__Data extract__
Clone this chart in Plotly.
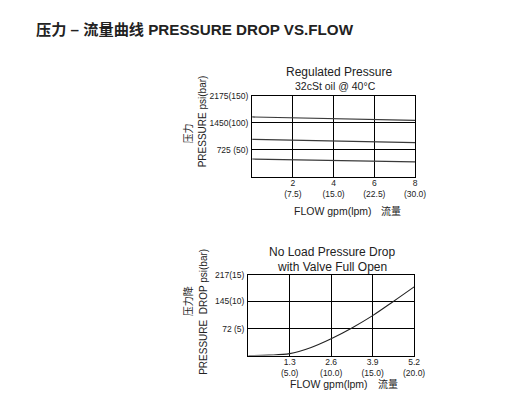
import plotly.graph_objects as go

W, H = 529, 404
OFF = 8  # default body margin of the html page
FW, FH = W - 2 * OFF, H - 2 * OFF
DX, DY = 6, -2  # small empirical correction of chart placement

# ---- data: Regulated Pressure (top chart) ----
reg_flow_gpm = [0, 2, 4, 6, 8]
reg_high_psi = [1610, 1590, 1568, 1545, 1520]
reg_mid_psi = [1010, 990, 965, 942, 920]
reg_low_psi = [480, 462, 442, 422, 405]
reg_x_ticks = [2, 4, 6, 8]
reg_x_labels = ["2<br>(7.5)", "4<br>(15.0)", "6<br>(22.5)", "8<br>(30.0)"]
reg_y_ticks = [725, 1450, 2175]
reg_y_labels = ["725 (50)", "1450(100)", "2175(150)"]

# ---- data: No Load Pressure Drop (bottom chart) ----
drop_flow_gpm = [0, 0.65, 1.3, 1.95, 2.6, 3.25, 3.9, 4.55, 5.2]
drop_psi = [0, 1, 5, 21, 45, 74, 107, 145, 184]
drop_x_ticks = [1.3, 2.6, 3.9, 5.2]
drop_x_labels = ["1.3<br>(5.0)", "2.6<br>(10.0)", "3.9<br>(15.0)", "5.2<br>(20.0)"]
drop_y_ticks = [72, 145, 217]
drop_y_labels = ["72 (5)", "145(10)", "217(15)"]

FONT = "Liberation Sans, Arial, Noto Sans CJK SC, sans-serif"
CJK = "Noto Sans CJK SC, Liberation Sans, sans-serif"


def px_x(p, shift=True):
    return (p + (DX if shift else 0) - OFF) / FW


def px_y(p, shift=True):
    return 1 - (p + (DY if shift else 0) - OFF) / FH


fig = go.Figure()
line_style = dict(color="#3a3a3a", width=1.2)
for ys in (reg_high_psi, reg_mid_psi, reg_low_psi):
    fig.add_trace(go.Scatter(x=reg_flow_gpm, y=ys, mode="lines", line=line_style,
                             xaxis="x", yaxis="y", showlegend=False, hoverinfo="skip"))
fig.add_trace(go.Scatter(x=drop_flow_gpm, y=drop_psi, mode="lines", line_shape="spline",
                         line=dict(color="#222", width=1.1),
                         xaxis="x2", yaxis="y2", showlegend=False, hoverinfo="skip"))

axis_common = dict(showgrid=True, gridcolor="#000", gridwidth=1, showline=True,
                   linecolor="#000", linewidth=1.3, mirror=True, zeroline=False,
                   tickfont=dict(family=FONT, size=8.5, color="#222"), fixedrange=True)

fig.update_layout(
    width=FW, height=FH, margin=dict(l=0, r=0, t=0, b=0),
    paper_bgcolor="white", plot_bgcolor="white",
    xaxis=dict(domain=[px_x(251.5), px_x(418)], range=[0, 8], tickmode="array",
               tickvals=reg_x_ticks, ticktext=reg_x_labels, anchor="y",
               ticks="", ticklabelstandoff=-2, **axis_common),
    yaxis=dict(domain=[px_y(176), px_y(94)], range=[0, 2175], tickmode="array",
               tickvals=reg_y_ticks, ticktext=reg_y_labels, anchor="x",
               ticks="", ticklabelstandoff=1, **axis_common),
    xaxis2=dict(domain=[px_x(247.5), px_x(417)], range=[0, 5.2], tickmode="array",
                tickvals=drop_x_ticks, ticktext=drop_x_labels, anchor="y2",
                ticks="", ticklabelstandoff=-2, **axis_common),
    yaxis2=dict(domain=[px_y(357), px_y(275)], range=[0, 217], tickmode="array",
                tickvals=drop_y_ticks, ticktext=drop_y_labels, anchor="x2",
                ticks="", ticklabelstandoff=1, **axis_common),
)


def ann(text, x, y, size, family=FONT, angle=0, xanchor="center", color="#222", shift=True):
    fig.add_annotation(text=text, x=px_x(x, shift), y=px_y(y, shift), xref="paper", yref="paper",
                       showarrow=False, textangle=angle, xanchor=xanchor, yanchor="middle",
                       font=dict(family=family, size=size, color=color))


# main title
ann("<b>压力 – 流量曲线 PRESSURE DROP VS.FLOW</b>", 35, 25, 15.2, family=FONT + ", Noto Sans CJK SC",
    xanchor="left", shift=False)

# top chart titles
ann("Regulated Pressure", 340, 70, 12)
ann("32cSt oil @ 40°C", 337, 84, 10.5)
ann("压力", 185, 132, 10, family=CJK, angle=-90)
ann("PRESSURE psi(bar)", 201, 120, 10, angle=-90)
ann("FLOW gpm(lpm)", 334, 211, 10.5)
ann("流量", 393, 210, 10, family=CJK)

# bottom chart titles
ann("No Load Pressure Drop", 333, 252, 12)
ann("with Valve Full Open", 333, 267, 12)
ann("压力降", 185, 302, 10, family=CJK, angle=-90)
ann("PRESSURE\u00a0\u00a0DROP psi(bar)", 201, 313, 10, angle=-90)
ann("FLOW gpm(lpm)", 330, 386, 10.5)
ann("流量", 390, 385, 10, family=CJK)

fig.write_html("out.html", config={"displayModeBar": False})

__What this task involves__
Write out the material above once more, exactly as it reads, with no pictures.

__Task result__
Clone this chart in Plotly.
import plotly.graph_objects as go

W, H = 529, 404
OFF = 8  # default body margin of the html page
FW, FH = W - 2 * OFF, H - 2 * OFF
DX, DY = 6, -2  # small empirical correction of chart placement

# ---- data: Regulated Pressure (top chart) ----
reg_flow_gpm = [0, 2, 4, 6, 8]
reg_high_psi = [1610, 1590, 1568, 1545, 1520]
reg_mid_psi = [1010, 990, 965, 942, 920]
reg_low_psi = [480, 462, 442, 422, 405]
reg_x_ticks = [2, 4, 6, 8]
reg_x_labels = ["2<br>(7.5)", "4<br>(15.0)", "6<br>(22.5)", "8<br>(30.0)"]
reg_y_ticks = [725, 1450, 2175]
reg_y_labels = ["725 (50)", "1450(100)", "2175(150)"]

# ---- data: No Load Pressure Drop (bottom chart) ----
drop_flow_gpm = [0, 0.65, 1.3, 1.95, 2.6, 3.25, 3.9, 4.55, 5.2]
drop_psi = [0, 1, 5, 21, 45, 74, 107, 145, 184]
drop_x_ticks = [1.3, 2.6, 3.9, 5.2]
drop_x_labels = ["1.3<br>(5.0)", "2.6<br>(10.0)", "3.9<br>(15.0)", "5.2<br>(20.0)"]
drop_y_ticks = [72, 145, 217]
drop_y_labels = ["72 (5)", "145(10)", "217(15)"]

FONT = "Liberation Sans, Arial, Noto Sans CJK SC, sans-serif"
CJK = "Noto Sans CJK SC, Liberation Sans, sans-serif"


def px_x(p, shift=True):
    return (p + (DX if shift else 0) - OFF) / FW


def px_y(p, shift=True):
    return 1 - (p + (DY if shift else 0) - OFF) / FH


fig = go.Figure()
line_style = dict(color="#3a3a3a", width=1.2)
for ys in (reg_high_psi, reg_mid_psi, reg_low_psi):
    fig.add_trace(go.Scatter(x=reg_flow_gpm, y=ys, mode="lines", line=line_style,
                             xaxis="x", yaxis="y", showlegend=False, hoverinfo="skip"))
fig.add_trace(go.Scatter(x=drop_flow_gpm, y=drop_psi, mode="lines", line_shape="spline",
                         line=dict(color="#222", width=1.1),
                         xaxis="x2", yaxis="y2", showlegend=False, hoverinfo="skip"))

axis_common = dict(showgrid=True, gridcolor="#000", gridwidth=1, showline=True,
                   linecolor="#000", linewidth=1.3, mirror=True, zeroline=False,
                   tickfont=dict(family=FONT, size=8.5, color="#222"), fixedrange=True)

fig.update_layout(
    width=FW, height=FH, margin=dict(l=0, r=0, t=0, b=0),
    paper_bgcolor="white", plot_bgcolor="white",
    xaxis=dict(domain=[px_x(251.5), px_x(418)], range=[0, 8], tickmode="array",
               tickvals=reg_x_ticks, ticktext=reg_x_labels, anchor="y",
               ticks="", ticklabelstandoff=-2, **axis_common),
    yaxis=dict(domain=[px_y(176), px_y(94)], range=[0, 2175], tickmode="array",
               tickvals=reg_y_ticks, ticktext=reg_y_labels, anchor="x",
               ticks="", ticklabelstandoff=1, **axis_common),
    xaxis2=dict(domain=[px_x(247.5), px_x(417)], range=[0, 5.2], tickmode="array",
                tickvals=drop_x_ticks, ticktext=drop_x_labels, anchor="y2",
                ticks="", ticklabelstandoff=-2, **axis_common),
    yaxis2=dict(domain=[px_y(357), px_y(275)], range=[0, 217], tickmode="array",
                tickvals=drop_y_ticks, ticktext=drop_y_labels, anchor="x2",
                ticks="", ticklabelstandoff=1, **axis_common),
)


def ann(text, x, y, size, family=FONT, angle=0, xanchor="center", color="#222", shift=True):
    fig.add_annotation(text=text, x=px_x(x, shift), y=px_y(y, shift), xref="paper", yref="paper",
                       showarrow=False, textangle=angle, xanchor=xanchor, yanchor="middle",
                       font=dict(family=family, size=size, color=color))


# main title
ann("<b>压力 – 流量曲线 PRESSURE DROP VS.FLOW</b>", 35, 25, 15.2, family=FONT + ", Noto Sans CJK SC",
    xanchor="left", shift=False)

# top chart titles
ann("Regulated Pressure", 340, 70, 12)
ann("32cSt oil @ 40°C", 337, 84, 10.5)
ann("压力", 185, 132, 10, family=CJK, angle=-90)
ann("PRESSURE psi(bar)", 201, 120, 10, angle=-90)
ann("FLOW gpm(lpm)", 334, 211, 10.5)
ann("流量", 393, 210, 10, family=CJK)

# bottom chart titles
ann("No Load Pressure Drop", 333, 252, 12)
ann("with Valve Full Open", 333, 267, 12)
ann("压力降", 185, 302, 10, family=CJK, angle=-90)
ann("PRESSURE\u00a0\u00a0DROP psi(bar)", 201, 313, 10, angle=-90)
ann("FLOW gpm(lpm)", 330, 386, 10.5)
ann("流量", 390, 385, 10, family=CJK)

fig.write_html("out.html", config={"displayModeBar": False})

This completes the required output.